Memorability distorts perception. Kahneman and Tversky read out lists of names to students. One list consisted predominantly of men but included several famous women; the other list was predominantly women, but included famous men. When asked whether there were more men or women in the list, most participants got it wrong: “If a list had more male names on it, but the women’s names were famous, they thought the list contained more female names, and vice versa” (191).

Some of Tversky’s early work was more abstractly philosophical. Many social scientists were convinced of that human reasoning and decision-making is “transitive”—that if someone prefers A to B and B to C, then he will prefer A to C. Tversky found that this was not the case. Whether deciding what drink to order or which girl to marry, people who preferred A to B and B to C could be “induced to prefer C to A” (107).

Tversky concluded that the notions of similarity and difference that framed the notion of transivity were flawed: “The reigning theories in psychology of how people made judgments about similarity all had one thing in common: They were based on physical distance. When you compare two things, you are asking how closely they resemble each other.” Distance is a symmetrical concept: It’s the same distance from Boston to Baton Rouge whether you start in Massachusetts or Louisiana. But our comparisons of people and things are usually asymmetrical.

Tversky found a study of classification by Eleanor Rosch that undermined the distance framework: People “said that magenta was similar to red, but that red wasn’t similar to magenta. Amos spotted the contradiction and set out to generalize it. He asked people if they thought North Korea was like Red China. They said yes. He asked them if Red China was like North Korea—and they said no. People thought Tel Aviv was like New York but that New York was not like Tel Aviv. . . . People often thought that a son resembled his father, but if you asked them if the father resembled his son, they just looked at you strangely” (111-2).

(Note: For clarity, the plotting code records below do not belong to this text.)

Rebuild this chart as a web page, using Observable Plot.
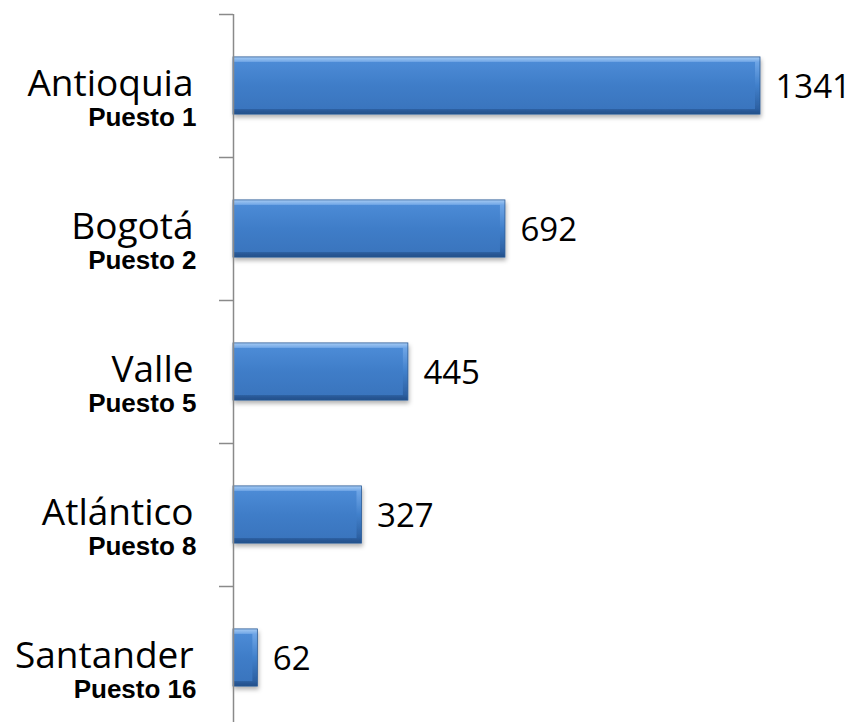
<!DOCTYPE html>
<html>
<head>
<meta charset="utf-8">
<script src="https://cdn.jsdelivr.net/npm/d3@7"></script>
<script src="https://cdn.jsdelivr.net/npm/@observablehq/plot@0.6"></script>
<style>
  html, body { margin: 0; padding: 0; background: #fff; }
  #chart svg { display: block; }
</style>
</head>
<body>
<div id="chart"></div>
<script>
const categories = ["Antioquia", "Bogotá", "Valle", "Atlántico", "Santander"];
const ranks = ["Puesto 1", "Puesto 2", "Puesto 5", "Puesto 8", "Puesto 16"];
const values = [1341, 692, 445, 327, 62];

const data = categories.map((c, i) => ({ name: c, rank: ranks[i], value: values[i], slot: i }));
const slots = d3.range(categories.length + 1);

const chart = Plot.plot({
  width: 855,
  height: 722,
  marginLeft: 233,
  marginRight: 95,
  marginTop: 14,
  marginBottom: 0,
  style: { background: "#fff", overflow: "hidden" },
  x: { domain: [0, d3.max(values)], axis: null },
  y: { domain: [0, categories.length], range: [14, 729], axis: null },
  marks: [
    Plot.rectX(data, {
      x1: 0, x2: "value",
      y1: d => d.slot + 0.3, y2: d => d.slot + 0.7,
      fill: "url(#barOuter)", stroke: "#2A5A96", strokeWidth: 0.8
    }),
    Plot.rectX(data, {
      x1: 0, x2: "value",
      y1: d => d.slot + 0.3, y2: d => d.slot + 0.7,
      insetTop: 5, insetBottom: 5, insetRight: 5,
      fill: "url(#barInner)"
    }),
    Plot.ruleX([0], { y1: 0, y2: categories.length, stroke: "#8a8a8a", strokeWidth: 1.5 }),
    Plot.axisY(slots, { anchor: "left", tickSize: 14, tickFormat: () => "", stroke: "#8a8a8a", strokeWidth: 1.5, label: null }),
    Plot.text(data, {
      x: 0, y: d => d.slot + 0.5, text: "name",
      textAnchor: "end", dx: -40, dy: -2,
      fontSize: 37, fontFamily: "Open Sans", fill: "#000"
    }),
    Plot.text(data, {
      x: 0, y: d => d.slot + 0.5, text: "rank",
      textAnchor: "end", dx: -37, dy: 32,
      fontSize: 26, fontWeight: "bold", fontFamily: "Liberation Sans", fill: "#000",
      letterSpacing: 1.2
    }),
    Plot.text(data, {
      x: "value", y: d => d.slot + 0.5, text: d => String(d.value),
      textAnchor: "start", dx: 15, dy: 1,
      fontSize: 33, fontFamily: "Open Sans", fill: "#000"
    })
  ]
});

const defs = d3.select(chart).insert("defs", ":first-child");
const g1 = defs.append("linearGradient").attr("id", "barOuter").attr("x1", 0).attr("y1", 0).attr("x2", 0).attr("y2", 1);
[[0, "#A6CBF3"], [0.09, "#6EA5E6"], [0.5, "#4180CB"], [0.9, "#2D61A3"], [1, "#224E88"]]
  .forEach(([o, c]) => g1.append("stop").attr("offset", o).attr("stop-color", c));
const g2 = defs.append("linearGradient").attr("id", "barInner").attr("x1", 0).attr("y1", 0).attr("x2", 0).attr("y2", 1);
[[0, "#4C8BD6"], [0.5, "#3F7DC8"], [1, "#3A75BE"]]
  .forEach(([o, c]) => g2.append("stop").attr("offset", o).attr("stop-color", c));
const f = defs.append("filter").attr("id", "barShadow").attr("x", "-10%").attr("y", "-20%").attr("width", "130%").attr("height", "160%");
f.append("feDropShadow").attr("dx", 1).attr("dy", 3).attr("stdDeviation", 2).attr("flood-color", "#000").attr("flood-opacity", 0.3);
d3.select(chart).select("g[aria-label='rect']").attr("filter", "url(#barShadow)");

document.getElementById("chart").appendChild(chart);
</script>
</body>
</html>
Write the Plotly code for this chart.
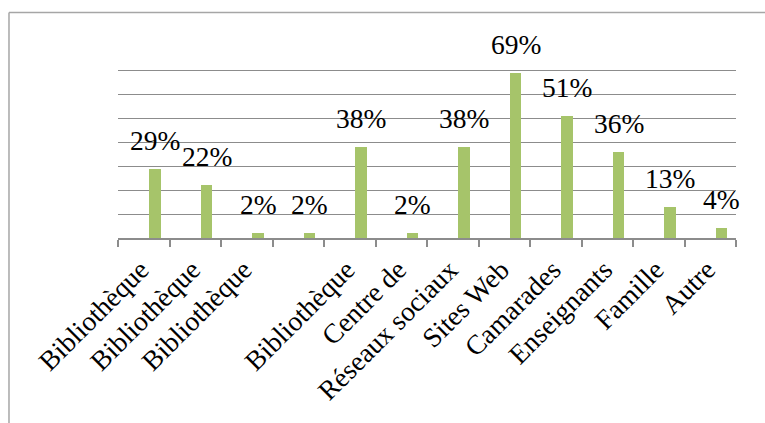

To bypass distance and the symmetry it implied, Amos developed a theory concerning “features of similarity”: “He argued that when people compared two things, and judged their similarity, they were essentially making a list of features. These features are simply what they notice about the objects.” The more noticeable features two things share, the more similar we think them (113).

But the noticeable features aren’t constant. They are affected by various factors that have nothing to do with the things being compared. What we notice depends on where we are: Put two Americans together in a strange country and they find they have things in common that would not have been apparent in the US (115). Classification systems also shape the way we perceive similarity: “A banana and an apple seem to be more similar than they otherwise would because we’ve agreed to call them both fruit. Things are grouped together for a reason, but, once they are grouped, their grouping causes them to seem more like each other than they otherwise would.” Classification, in short “reinforces stereotypes” (115).

I could go on and on, but this post is already too long. And I’ve somewhat distorted Lewis’s book. He’s as interested in Tversky and Kahneman themselves as he is in their ideas; this book will be a movie someday too. The Undoing Project is an intellectual feast embedded within a dramatic double biography. It’s yet another reason why Lewis is the writer every writer wants to be.